In 1961, the Government introduced youth detention centres for youth offenders aged between 16 and 21 years. These detention centres had a three-month boot camp-style programme. During the 1980s, borstals and youth detention centres came under scrutiny and criticism due to various issues including their failure to address recidivism, the abuse of inmates by staff members, and growing Māori opposition to the large number of Māori children and young people in state care. The borstal system was closed in 1981. Following a 1988 report on Māori social welfare, the Government passed the Children, Young Persons, and Their Families Act 1989, which saw a shift away from formal residential care and court proceedings against youth offenders towards a more-rights-based youth justice system emphasising foster care and the retention of family ties.

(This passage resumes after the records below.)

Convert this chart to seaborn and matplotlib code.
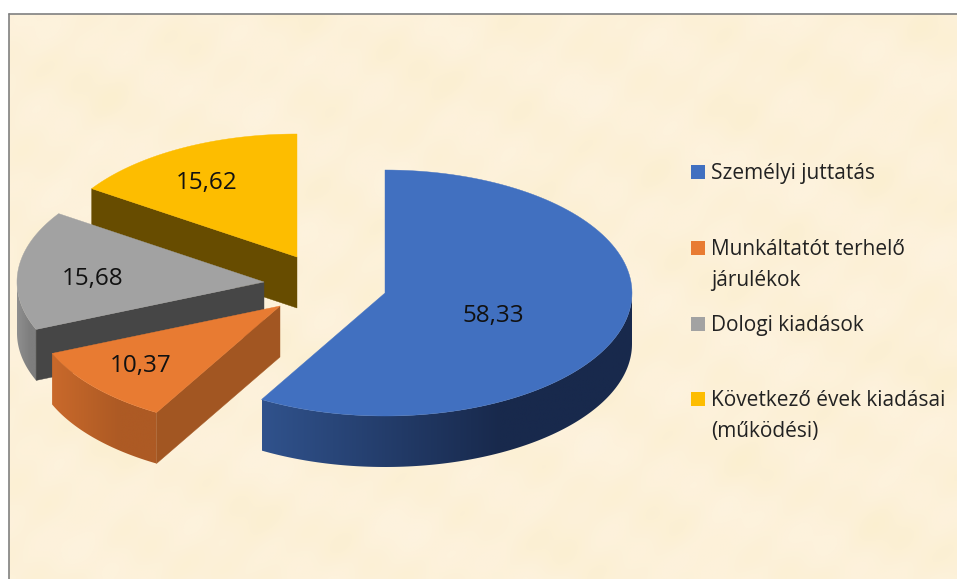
import numpy as np
import matplotlib
matplotlib.use("Agg")
import matplotlib.pyplot as plt
import seaborn as sns
from matplotlib.colors import LinearSegmentedColormap
from matplotlib.patches import Polygon, Rectangle

W, H = 957, 579

categories = ["Személyi juttatás", "Munkáltatót terhelő\njárulékok", "Dologi kiadások",
              "Következő évek kiadásai\n(működési)"]
values = [58.33, 10.37, 15.68, 15.62]
value_labels = ["58,33", "10,37", "15,68", "15,62"]

top_colors = ["#4170C0", "#E87B32", "#A2A2A2", "#FDBD00"]
cut_colors = ["#1E3358", "#A25622", "#464646", "#674C00"]
side_left = ["#30528C", "#C9692B", "#8F8F8F", "#8A6800"]
side_right = ["#18294C", "#AD5A24", "#7E7E7E", "#674C00"]

# layout, in pixels of the 957x579 picture
centers = [(385, 293), (280, 306), (264, 282), (297, 257)]
RX, RY, DEPTH = 247, 123, 51
label_xy = [(493, 316), (141, 366), (93, 279), (207, 183)]
legend_y = [172, 248, 324, 399]
FONT = "Open Sans"

sns.set_theme(style="white")
plt.rcParams["font.family"] = [FONT, "DejaVu Sans"]
palette = sns.color_palette(top_colors)

fig = plt.figure(figsize=(W / 100, H / 100), dpi=100)
ax = fig.add_axes([0, 0, 1, 1])

# mottled paper background
xx, yy = np.meshgrid(np.arange(0, W, 3), np.arange(0, H, 3))
tex = (np.sin(xx / 17 + yy / 41) * np.sin(yy / 23 + 0.7) + np.sin(xx / 31 - yy / 14 + 1.3)
       + np.sin(xx / 7.5 + yy / 9 + 0.4) * 0.5 + np.sin(xx / 53) * np.sin(yy / 29 + 2.1))
paper = LinearSegmentedColormap.from_list("paper", ["#FBEFD0", "#FDF1D9", "#FDF3DF"])
ax.imshow(tex, extent=[9, W, H, 14], cmap=paper, aspect="auto", zorder=0, interpolation="bicubic")
ax.plot([9, 9], [H, 14], color="#808080", lw=1.2, zorder=1)
ax.plot([9, W], [14, 14], color="#808080", lw=1.2, zorder=1)


def rim(cx, cy, a0, a1, n=120):
    # points on the projected circle, angle clockwise from 12 o'clock
    t = np.radians(np.linspace(a0, a1, n))
    return np.column_stack([cx + RX * np.sin(t), cy - RY * np.cos(t)])


def gradient_fill(verts, c0, c1, z):
    # side wall shaded left to right, clipped to its outline
    cmap = LinearSegmentedColormap.from_list("side", [c0, c1])
    patch = Polygon(verts, closed=True, fc="none", ec="none", zorder=z)
    ax.add_patch(patch)
    x0, x1 = verts[:, 0].min(), verts[:, 0].max()
    y0, y1 = verts[:, 1].min(), verts[:, 1].max()
    grad = np.clip(np.linspace(0, 1.55, 256), 0, 1)[None, :]
    im = ax.imshow(grad, extent=[x0, x1, y1, y0], cmap=cmap, aspect="auto", zorder=z)
    im.set_clip_path(patch)


starts = np.concatenate([[0], np.cumsum(values)[:-1]]) / sum(values) * 360
ends = np.cumsum(values) / sum(values) * 360

# draw back to front: yellow, gray, orange, blue
for i in [3, 2, 1, 0]:
    cx, cy = centers[i]
    a0, a1 = starts[i], ends[i]
    z = 10 + (3 - i) * 3
    arc = rim(cx, cy, a0, a1)

    # outer wall, only the part of the rim facing the viewer
    v0, v1 = max(a0, 90), min(a1, 270)
    if v1 > v0:
        r = rim(cx, cy, v0, v1)
        wall = np.vstack([r, r[::-1] + [0, DEPTH]])
        gradient_fill(wall, side_left[i], side_right[i], z)

    # cut face of the starting edge if it faces the viewer
    if np.sin(np.radians(a0)) < 0 or 90 < a0 < 270:
        p = rim(cx, cy, a0, a0, 1)[0]
        face = np.array([[cx, cy], p, p + [0, DEPTH], [cx, cy + DEPTH]])
        ax.add_patch(Polygon(face, closed=True, fc=cut_colors[i], ec=cut_colors[i], lw=0.3, zorder=z + 1))

    top = np.vstack([[cx, cy], arc])
    ax.add_patch(Polygon(top, closed=True, fc=palette[i], ec=palette[i], lw=0.3, zorder=z + 2))

for (x, y), s in zip(label_xy, value_labels):
    ax.text(x, y, s, ha="center", va="center", fontsize=17.5, color="#111111", zorder=30)

for i, (y, s) in enumerate(zip(legend_y, categories)):
    ax.add_patch(Rectangle((691, y - 7), 14, 14, fc=palette[i], ec="none", zorder=30))
    ax.text(711, y - 9, s, ha="left", va="top", fontsize=15, color="#222222", linespacing=1.6, zorder=30)

ax.set_xlim(0, W)
ax.set_ylim(H, 0)
ax.axis("off")
sns.despine(ax=ax, left=True, bottom=True)
fig.savefig("out.png", dpi=100, facecolor="white")
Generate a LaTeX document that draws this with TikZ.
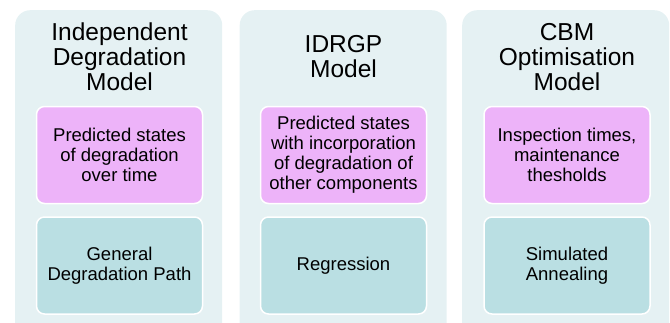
\documentclass[tikz,border=0pt]{standalone}
\usepackage{fontspec}
\setmainfont{Liberation Sans}
\definecolor{panelbg}{HTML}{E5F1F3}
\definecolor{pinkbox}{HTML}{EDB3F9}
\definecolor{tealbox}{HTML}{BADFE3}
\tikzset{
  panel/.style={rectangle, rounded corners=15pt, fill=panelbg, draw=none,
    minimum width=207pt, minimum height=340pt, inner sep=0pt, anchor=north west},
  title/.style={align=center, font=\fontsize{24.5}{25}\selectfont, text=black},
  outbox/.style={rectangle, rounded corners=8pt, fill=pinkbox, draw=white, line width=1.5pt,
    minimum width=166pt, minimum height=97pt, inner sep=0pt, align=center,
    font=\fontsize{18.5}{20}\selectfont},
  methodbox/.style={outbox, fill=tealbox},
}
\begin{document}
\begin{tikzpicture}[x=1pt, y=-1pt]
  \useasboundingbox (0,0) rectangle (670,322);
  \clip (0,0) rectangle (670,322);
  % three columns
  \node[panel] (p1) at (15,10) {};
  \node[panel] (p2) at (239.5,10) {};
  \node[panel] (p3) at (462,10) {};
  % column headings
  \node[title] (t1) at (119.5,57) {Independent\\Degradation\\Model};
  \node[title] (t2) at (343.5,57) {IDRGP\\Model};
  \node[title] (t3) at (567,57) {CBM\\Optimisation\\Model};
  % outputs
  \node[outbox] (o1) at (119.5,155) {Predicted states\\of degradation\\over time};
  \node[outbox] (o2) at (343.5,155) {Predicted states\\with incorporation\\of degradation of\\other components};
  \node[outbox] (o3) at (567,155) {Inspection times,\\maintenance\\thesholds};
  % methods
  \node[methodbox] (m1) at (119.5,265.5) {General\\Degradation Path};
  \node[methodbox] (m2) at (343.5,265.5) {Regression};
  \node[methodbox] (m3) at (567,265.5) {Simulated\\Annealing};
\end{tikzpicture}
\end{document}
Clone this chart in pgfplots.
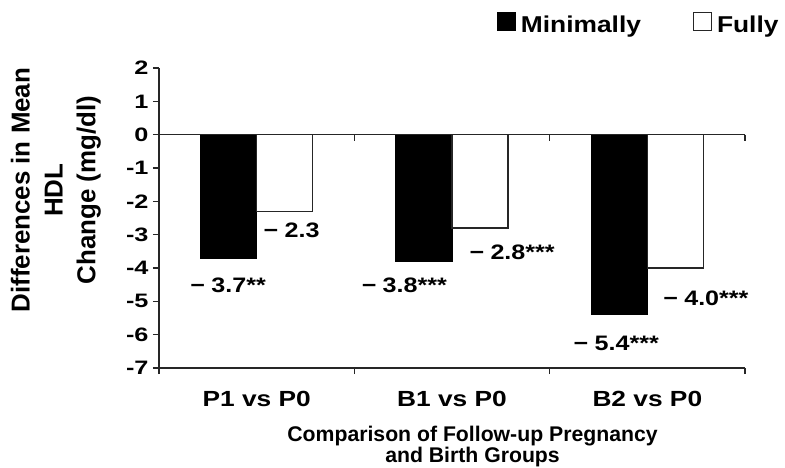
\documentclass[border=0pt]{standalone}
\usepackage{fontspec}
\setmainfont{Liberation Sans}
\newfontfamily\fA{Liberation Sans}[FakeStretch=1.15]
\newfontfamily\fB{Liberation Sans}[FakeStretch=1.3]
\newfontfamily\fC{Liberation Sans}[FakeStretch=1.2]
\usepackage{pgfplots}
\usepackage{pgfplotstable}
\pgfplotsset{compat=1.18}

\pgfplotstableread{
x minimally fully
0 -3.7 -2.3
1 -3.8 -2.8
2 -5.4 -4.0
}\datatable

\newcommand{\mn}{−\kern0.3em}

\begin{document}
\begin{tikzpicture}
\useasboundingbox (0,0) rectangle (785bp,468bp);
\begin{axis}[
  at={(159bp,100bp)}, anchor=south west,
  scale only axis, width=586bp, height=300bp,
  xmin=-0.5, xmax=2.5, ymin=-7, ymax=2,
  axis x line=bottom, axis y line=left,
  axis line style={-, line width=1.3bp, black!85},
  tick align=outside,
  major tick length=6bp,
  tick style={line width=1.2bp, black!85},
  xtick={-0.5,0.5,1.5,2.5},
  xticklabels={,,,},
  extra x ticks={0,1,2},
  extra x tick labels={P1 vs P0, B1 vs P0, B2 vs P0},
  extra x tick style={major tick length=0pt, xticklabel style={yshift=-20bp}},
  xticklabel style={font=\fC\bfseries\fontsize{22}{22}\selectfont},
  ytick={-7,-6,-5,-4,-3,-2,-1,0,1,2},
  yticklabels={-7,-6,-5,-4,-3,-2,-1,0,1,2},
  yticklabel style={font=\fB\bfseries\fontsize{19.5}{19.5}\selectfont, xshift=-1bp},
  ylabel={Differences in Mean\\HDL\\Change (mg/dl)},
  ylabel style={at={(axis description cs:-0.176,0.593)}, anchor=center, align=center,
    font=\bfseries\fontsize{26}{33}\selectfont},
  xlabel={Comparison of Follow-up Pregnancy\\and Birth Groups},
  xlabel style={at={(axis description cs:0.535,-0.262)}, anchor=center, align=center,
    font=\bfseries\fontsize{21.3}{19}\selectfont},
  legend columns=2,
  legend style={at={(axis description cs:1.066,1.147)}, anchor=east, draw=none, fill=none,
    font=\fA\bfseries\fontsize{23}{23}\selectfont,
    /tikz/every even column/.append style={column sep=50bp},
    /tikz/every odd column/.append style={column sep=3bp}},
  clip=false,
]
\addplot[ybar, bar width=0.287, bar shift=-0.1435, fill=black, draw=black, line width=1.2bp,
  legend image code/.code={\draw[fill=black, draw=black, line width=1bp] (0bp,-6bp) rectangle (18bp,12bp);}]
  table[x=x, y=minimally] {\datatable};
\addlegendentry{Minimally}
\addplot[ybar, bar width=0.287, bar shift=0.1435, fill=white, draw=black!85, line width=1.2bp,
  legend image code/.code={\draw[fill=white, draw=black!85, line width=1bp] (0bp,-6bp) rectangle (18bp,12bp);}]
  table[x=x, y=fully] {\datatable};
\addlegendentry{Fully}

% zero line with its ticks
\draw[line width=1.3bp, black!85] (axis cs:-0.5,0) -- (axis cs:2.5,0);
\draw[line width=1.2bp, black!85] (axis cs:0.5,0) -- ++(0bp,-6bp);
\draw[line width=1.2bp, black!85] (axis cs:1.5,0) -- ++(0bp,-6bp);
\draw[line width=1.2bp, black!85] (axis cs:2.5,0) -- ++(0bp,-6bp);

% value labels
\node[font=\fC\bfseries\fontsize{21}{21}\selectfont, inner sep=0pt] at (axis cs:-0.146,-4.51) {\mn 3.7**};
\node[font=\fC\bfseries\fontsize{21}{21}\selectfont, inner sep=0pt, anchor=west] at (axis cs:0.035,-2.86) {\mn 2.3};
\node[font=\fC\bfseries\fontsize{21}{21}\selectfont, inner sep=0pt] at (axis cs:0.756,-4.51) {\mn 3.8***};
\node[font=\fC\bfseries\fontsize{21}{21}\selectfont, inner sep=0pt] at (axis cs:1.308,-3.52) {\mn 2.8***};
\node[font=\fC\bfseries\fontsize{21}{21}\selectfont, inner sep=0pt] at (axis cs:1.841,-6.25) {\mn 5.4***};
\node[font=\fC\bfseries\fontsize{21}{21}\selectfont, inner sep=0pt] at (axis cs:2.300,-4.90) {\mn 4.0***};
\end{axis}
\end{tikzpicture}
\end{document}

Oranga Tamariki (the Ministry for Children) operates three care and protection facilities: Epuni residence in Wellington, the Puketai residence in Dunedin and a "hub" in South Auckland called Kahui Whetū. These care and protection residences are for delinquent children and young people aged between 12 and 16 years. Following an investigation into allegations of residents being abused or restrained by staff members, the Christchurch care and protection residence was closed in July 2021. In June 2023, Children's Minister Kelvin Davis announced plans to shut down the remaining care and protect residences, following calls to do so by the Children's Commissioner. As of March 2024, the Wellington, Dunedin and Auckland care and protection facilities remained open.

As of 2023, Oranga Tamariki operated five youth justice residences for juvenile offenders facing serious criminal charges including murder, rape, aggravated robbery, and gang connections. These facilities are located in Auckland, Rotorua, Palmerston North and Christchurch. Oranga Tamariki also operates three remand homes in Hamilton, Rotorua and Palmerston North. These operate alongside several community homes run by various social service providers including Youth Horizons Trust Kia Puāwai, Emerge Aotearoa, PACT and Te Tuinga Whānau Support Services Trust.